Steelmaker Salzgitter expects policymakers to help fund massive decarbonisation project

Clean Energy Wire

German steelmaker Salzgitter has expressed confidence that policymakers will provide the support necessary to realise a large-scale hydrogen project to decarbonise its steelworks, which are responsible for nearly one percent of the country’s total CO2 emissions. “Yes, that’s my expectation,” said company CEO Heinz Jörg Fuhrmann at the industry trade fair in Hanover. “Many success stories of the present received initial [government] funding – just think of Airbus. I would claim that we are the Airbus of steelmaking and therefore, I’m optimistic,” he added. “We have a very concrete proposal for policymakers […] this project is unique in the world.”
The Salzgitter steelworks currently emit around eight million tonnes of CO2 per year. The company has developed a “technically feasible but not economically viable” concept to replace the fossil fuels used in conventional steelmaking with a rising share of renewable hydrogen in order to reduce emissions, a project dubbed “SALCOS” (Salzgitter Low CO2 steelmaking). Fuhrmann said the project’s first phase, which would cut the company's carbon output by one quarter, could be implemented by 2025 at a cost of around 1.2 billion euros. But he added that Salzgitter needs more than just initial financing. He added lower electricity prices are also required, because otherwise the steel will be much more expensive to make.
Salzgitter said in March that it would build the world’s most powerful steam electrolysis plant, in cooperation with the start-up Sunfire, to generate hydrogen with renewable energy for use in the steelworks.

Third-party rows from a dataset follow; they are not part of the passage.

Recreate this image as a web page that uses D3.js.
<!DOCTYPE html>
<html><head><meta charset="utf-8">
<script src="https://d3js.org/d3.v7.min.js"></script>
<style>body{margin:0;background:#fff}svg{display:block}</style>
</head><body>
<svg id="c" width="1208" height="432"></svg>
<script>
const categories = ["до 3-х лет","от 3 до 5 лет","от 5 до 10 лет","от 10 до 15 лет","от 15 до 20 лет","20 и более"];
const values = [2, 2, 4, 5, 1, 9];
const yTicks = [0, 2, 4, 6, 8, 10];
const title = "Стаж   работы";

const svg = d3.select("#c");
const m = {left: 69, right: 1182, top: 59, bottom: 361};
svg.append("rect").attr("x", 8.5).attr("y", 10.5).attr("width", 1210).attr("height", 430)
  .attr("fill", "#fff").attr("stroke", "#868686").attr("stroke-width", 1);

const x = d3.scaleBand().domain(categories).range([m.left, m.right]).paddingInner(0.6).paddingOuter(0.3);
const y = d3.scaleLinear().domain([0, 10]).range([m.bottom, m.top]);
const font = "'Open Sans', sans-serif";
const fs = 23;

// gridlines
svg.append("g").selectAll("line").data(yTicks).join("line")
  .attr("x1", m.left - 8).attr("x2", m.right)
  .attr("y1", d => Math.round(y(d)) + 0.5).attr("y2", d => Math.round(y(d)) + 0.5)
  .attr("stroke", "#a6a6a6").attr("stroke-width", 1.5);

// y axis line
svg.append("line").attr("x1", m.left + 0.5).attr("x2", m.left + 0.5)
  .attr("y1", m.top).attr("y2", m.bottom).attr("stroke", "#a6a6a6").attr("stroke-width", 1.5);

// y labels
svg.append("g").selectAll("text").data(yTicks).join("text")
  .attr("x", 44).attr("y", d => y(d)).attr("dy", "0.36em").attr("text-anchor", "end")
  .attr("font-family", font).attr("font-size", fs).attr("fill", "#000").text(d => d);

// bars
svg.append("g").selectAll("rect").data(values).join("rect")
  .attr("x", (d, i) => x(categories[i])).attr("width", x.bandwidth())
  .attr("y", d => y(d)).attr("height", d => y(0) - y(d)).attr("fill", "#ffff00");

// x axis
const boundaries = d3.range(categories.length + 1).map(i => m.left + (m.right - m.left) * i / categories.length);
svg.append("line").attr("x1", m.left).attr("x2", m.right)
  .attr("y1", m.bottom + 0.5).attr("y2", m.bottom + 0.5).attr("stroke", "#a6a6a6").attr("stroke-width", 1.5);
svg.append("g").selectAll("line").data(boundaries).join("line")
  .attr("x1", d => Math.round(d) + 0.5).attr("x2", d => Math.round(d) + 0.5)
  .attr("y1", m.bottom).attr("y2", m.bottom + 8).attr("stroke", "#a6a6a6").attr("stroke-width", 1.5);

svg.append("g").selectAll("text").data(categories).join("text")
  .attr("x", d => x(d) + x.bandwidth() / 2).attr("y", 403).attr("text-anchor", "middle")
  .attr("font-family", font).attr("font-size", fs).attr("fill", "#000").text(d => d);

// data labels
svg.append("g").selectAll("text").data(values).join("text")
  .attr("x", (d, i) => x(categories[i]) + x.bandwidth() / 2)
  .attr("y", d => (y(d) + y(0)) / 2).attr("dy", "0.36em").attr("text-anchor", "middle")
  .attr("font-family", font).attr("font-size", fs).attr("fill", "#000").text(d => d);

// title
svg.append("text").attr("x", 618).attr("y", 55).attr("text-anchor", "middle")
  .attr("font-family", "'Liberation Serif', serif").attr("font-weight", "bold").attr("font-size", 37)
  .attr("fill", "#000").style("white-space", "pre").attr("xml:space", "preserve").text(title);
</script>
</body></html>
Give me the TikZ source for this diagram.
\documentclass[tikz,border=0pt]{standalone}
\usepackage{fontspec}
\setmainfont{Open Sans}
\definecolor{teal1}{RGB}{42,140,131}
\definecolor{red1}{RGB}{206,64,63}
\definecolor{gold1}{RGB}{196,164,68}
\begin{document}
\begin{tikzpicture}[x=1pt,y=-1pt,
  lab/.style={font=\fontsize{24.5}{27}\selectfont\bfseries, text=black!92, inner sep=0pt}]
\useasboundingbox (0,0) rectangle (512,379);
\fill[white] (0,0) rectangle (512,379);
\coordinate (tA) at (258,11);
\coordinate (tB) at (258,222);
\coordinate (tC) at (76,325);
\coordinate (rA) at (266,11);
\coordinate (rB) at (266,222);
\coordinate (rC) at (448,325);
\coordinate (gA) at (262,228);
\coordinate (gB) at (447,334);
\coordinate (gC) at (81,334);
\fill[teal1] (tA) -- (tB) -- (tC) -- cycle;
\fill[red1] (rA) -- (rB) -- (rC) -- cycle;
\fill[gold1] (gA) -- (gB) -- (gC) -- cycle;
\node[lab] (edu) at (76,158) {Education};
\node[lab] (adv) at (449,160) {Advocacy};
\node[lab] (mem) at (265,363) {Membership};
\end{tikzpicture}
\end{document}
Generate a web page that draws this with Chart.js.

The steel industry is one of the world’s largest carbon emitters and accounts for around seven percent of global emissions. But decarbonising the sector has barely begun, and it remains one of the most difficult parts of the energy transition. The industry uses carbon to smelt iron ore, and in existing processes, CO2 emissions are unavoidable. At the Hanover fair, Swedish power company Vattenfall also presented plans to replace coking coal with fossil-free electricity and hydrogen in cooperation with Swedish steelmaker SSAB and ore miner LKAB.